3 George Crile III – Charlie Wilson’s War
Though the book itself was not published until 2003, George Crile III, a reporter and producer for CBS news, began researching what would ultimately become Charlie Wilson’s War as far back as the late 1980s. The account’s central figure, Charlie Wilson, was a former U.S. Navy officer and a Texas state representative, and who in the early 1980s became interested in the cause of the mujahideen, Afghan rebels allied against their country’s then pro-Soviet government. In cooperation with CIA operative Gust Avrakotos, Wilson used his position in the House Appropriations Subcommittee on Defense to covertly shore up over $300 million in financial support for the rebels, according to Crile.
2 Kurt Eichenwald – The Informant
The Informant initially came about in 1995 while Eichenwald was reporting on a price-fixing scandal involving major agribusiness Archer Daniels Midland.
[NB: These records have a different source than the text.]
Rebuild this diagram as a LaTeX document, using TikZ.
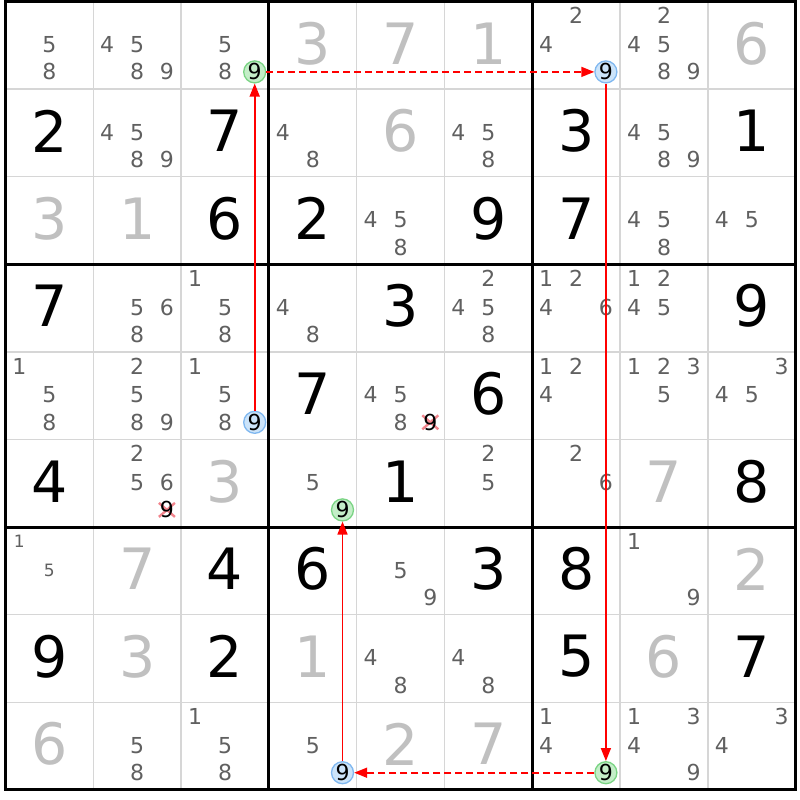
\documentclass[tikz,border=0pt]{standalone}
\usepackage{tikz}
\usetikzlibrary{arrows.meta}
\usepackage{fontspec}
\setmainfont{DejaVu Sans}
\definecolor{solvedgray}{RGB}{192,192,192}
\definecolor{candgray}{RGB}{96,96,96}
\definecolor{gridgray}{RGB}{214,214,214}
\definecolor{greenfill}{RGB}{196,238,200}
\definecolor{greenring}{RGB}{122,212,132}
\definecolor{bluefill}{RGB}{204,228,250}
\definecolor{bluering}{RGB}{128,184,240}
\definecolor{xpink}{RGB}{242,132,140}
\definecolor{chainred}{RGB}{255,0,0}
\tikzset{
  given/.style={font=\fontsize{57}{60}\selectfont, text=black, inner sep=0pt},
  solved/.style={given, text=solvedgray},
  cand/.style={font=\fontsize{22}{24}\selectfont, text=candgray, inner sep=0pt},
  candsm/.style={cand, font=\fontsize{17}{19}\selectfont},
  gc/.style={cand, text=black, circle, draw=greenring, fill=greenfill, line width=1.3pt, minimum size=22pt},
  bc/.style={cand, text=black, circle, draw=bluering, fill=bluefill, line width=1.3pt, minimum size=22pt},
  xc/.style={cand, text=black},
  xmark/.style={draw=xpink, line width=2.4pt},
  thingrid/.style={draw=gridgray, line width=1.5pt},
  thickgrid/.style={draw=black, line width=3pt},
  arrline/.style={color=chainred, line width=1.6pt},
  arr/.style={arrline, -{Triangle[length=13pt,width=10pt]}},
  darr/.style={arr, dash pattern=on 7pt off 4pt}
}
% candidate position: column offsets -30, 0, 29.7 ; row offsets -29.5, -0.75, 26.6
\newcommand\cposx[2]{5.5+87.8*(#1+0.5)-30+30*mod(#2-1,3)-0.15*mod(#2-1,3)*(mod(#2-1,3)-1)}
\newcommand\cposy[2]{1.5+87.6*(#1+0.5)-29.5+28.75*div(#2-1,3)-0.7*div(#2-1,3)*(div(#2-1,3)-1)}
\newcommand\given[3]{\node[given] (n#1#2) at ({5.5+87.8*(#2+0.5)},{1.5+87.6*(#1+0.5)-2}) {#3};}
\newcommand\solved[3]{\node[solved] (n#1#2) at ({5.5+87.8*(#2+0.5)},{1.5+87.6*(#1+0.5)-2}) {#3};}
\newcommand\cnd[4][cand]{\node[#1] (k#2#3#4) at ({\cposx{#3}{#4}},{\cposy{#2}{#4}}) {#4};}
\newcommand\cands[3]{\foreach \d in {#3}{\cnd{#1}{#2}{\d}}}
\newcommand\xcnd[3]{%
  \coordinate (x#1#2#3) at ({\cposx{#2}{#3}},{\cposy{#1}{#3}});
  \draw[xmark] ([shift={(-8,-7)}]x#1#2#3) -- ([shift={(8,7)}]x#1#2#3);
  \draw[xmark] ([shift={(-8,7)}]x#1#2#3) -- ([shift={(8,-7)}]x#1#2#3);
  \cnd[xc]{#1}{#2}{#3}}
\begin{document}
\begin{tikzpicture}[x=1pt,y=-1pt]
\useasboundingbox (0,0) rectangle (800,800);
\fill[white] (0,0) rectangle (800,800);
\foreach \i in {1,2,4,5,7,8}{
  \draw[thingrid] ({5.5+87.8*\i},1.5) -- ({5.5+87.8*\i},789.9);
  \draw[thingrid] (5.5,{1.5+87.6*\i}) -- (795.5,{1.5+87.6*\i});
}
\foreach \i in {0,3,6,9}{
  \draw[thickgrid] ({5.5+87.8*\i},1.5) -- ({5.5+87.8*\i},789.9);
  \draw[thickgrid] (5.5,{1.5+87.6*\i}) -- (795.5,{1.5+87.6*\i});
}
\draw[thickgrid] (5.5,1.5) rectangle (795.5,789.9);
% row 0
\cands{0}{0}{5,8}
\cands{0}{1}{4,5,8,9}
\cands{0}{2}{5,8}\cnd[gc]{0}{2}{9}
\solved{0}{3}{3}\solved{0}{4}{7}\solved{0}{5}{1}
\cands{0}{6}{2,4}\cnd[bc]{0}{6}{9}
\cands{0}{7}{2,4,5,8,9}
\solved{0}{8}{6}
% row 1
\given{1}{0}{2}\cands{1}{1}{4,5,8,9}\given{1}{2}{7}\cands{1}{3}{4,8}\solved{1}{4}{6}
\cands{1}{5}{4,5,8}\given{1}{6}{3}\cands{1}{7}{4,5,8,9}\given{1}{8}{1}
% row 2
\solved{2}{0}{3}\solved{2}{1}{1}\given{2}{2}{6}\given{2}{3}{2}\cands{2}{4}{4,5,8}
\given{2}{5}{9}\given{2}{6}{7}\cands{2}{7}{4,5,8}\cands{2}{8}{4,5}
% row 3
\given{3}{0}{7}\cands{3}{1}{5,6,8}\cands{3}{2}{1,5,8}\cands{3}{3}{4,8}\given{3}{4}{3}
\cands{3}{5}{2,4,5,8}\cands{3}{6}{1,2,4,6}\cands{3}{7}{1,2,4,5}\given{3}{8}{9}
% row 4
\cands{4}{0}{1,5,8}\cands{4}{1}{2,5,8,9}\cands{4}{2}{1,5,8}\cnd[bc]{4}{2}{9}
\given{4}{3}{7}\cands{4}{4}{4,5,8}\xcnd{4}{4}{9}\given{4}{5}{6}
\cands{4}{6}{1,2,4}\cands{4}{7}{1,2,3,5}\cands{4}{8}{3,4,5}
% row 5
\given{5}{0}{4}\cands{5}{1}{2,5,6}\xcnd{5}{1}{9}\solved{5}{2}{3}
\cands{5}{3}{5}\cnd[gc]{5}{3}{9}\given{5}{4}{1}\cands{5}{5}{2,5}\cands{5}{6}{2,6}
\solved{5}{7}{7}\given{5}{8}{8}
% row 6
\cnd[candsm]{6}{0}{1}\cnd[candsm]{6}{0}{5}\solved{6}{1}{7}\given{6}{2}{4}\given{6}{3}{6}
\cands{6}{4}{5,9}\given{6}{5}{3}\given{6}{6}{8}\cands{6}{7}{1,9}\solved{6}{8}{2}
% row 7
\given{7}{0}{9}\solved{7}{1}{3}\given{7}{2}{2}\solved{7}{3}{1}\cands{7}{4}{4,8}
\cands{7}{5}{4,8}\given{7}{6}{5}\solved{7}{7}{6}\given{7}{8}{7}
% row 8
\solved{8}{0}{6}\cands{8}{1}{5,8}\cands{8}{2}{1,5,8}\cands{8}{3}{5}\cnd[bc]{8}{3}{9}
\solved{8}{4}{2}\solved{8}{5}{7}\cands{8}{6}{1,4}\cnd[gc]{8}{6}{9}
\cands{8}{7}{1,3,4,9}\cands{8}{8}{3,4}
% chain
\draw[arr] (k429) -- (k029);
\draw[darr] (k029) -- (k069);
\draw[arr] (k069) -- (k869);
\draw[darr] (k869) -- (k839);
\draw[arr] (k839) -- (k539);
\end{tikzpicture}
\end{document}
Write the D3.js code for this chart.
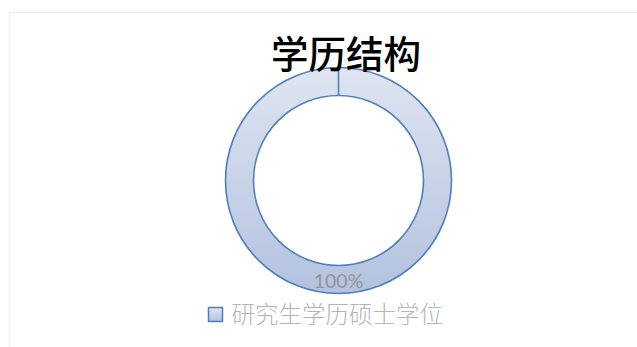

Its key figure was Mark Whitacre, then the head of ADM’s BioProducts Division, who voluntarily went to the FBI and blew the whistle on the company’s economic manipulations. By wearing a wire, Whitacre was able to obtain enough evidence of ADM’s misdoings for the FBI to prosecute; the company eventually settled, paying out hundreds of millions of dollars as a result. However, Whitacre later confessed that he had embezzled over $9 million from the company during his time there, which ultimately netted him over eight years in prison.
1 Michael Lewis – Moneyball: The Art of Winning an Unfair Game
One of the most famous and influential works of sports journalism in recent years, Moneyball is the story of Oakland Athletics’ General Manager Billy Beane’s revitalization of his team through the use of statistical analysis. The process, commonly known as sabermetrics, allowed the GM to select players who were financially undervalued—the A’s had a comparatively lower salary of $41 million in 2002—but who possessed traits more indicative of success in baseball than batting average or runs batted in (RBI). That year, the A’s were much more successful than they had been previously, which led to the adoption of the model by even bigger teams like the Boston Red Sox (who would win the World Series in 2004).
Directed by Bennett Miller (Capote) and written by Steven Zaillian and Aaron Sorkin, the film version of Moneyball starred Brad Pitt as Billy Beane and Jonah Hill, in his first Oscar-nominated role, as the team’s assistant GM. It received nearly universal critical acclaim (94% on Rotten Tomatoes) and made over $110 million worldwide according to Box Office Mojo.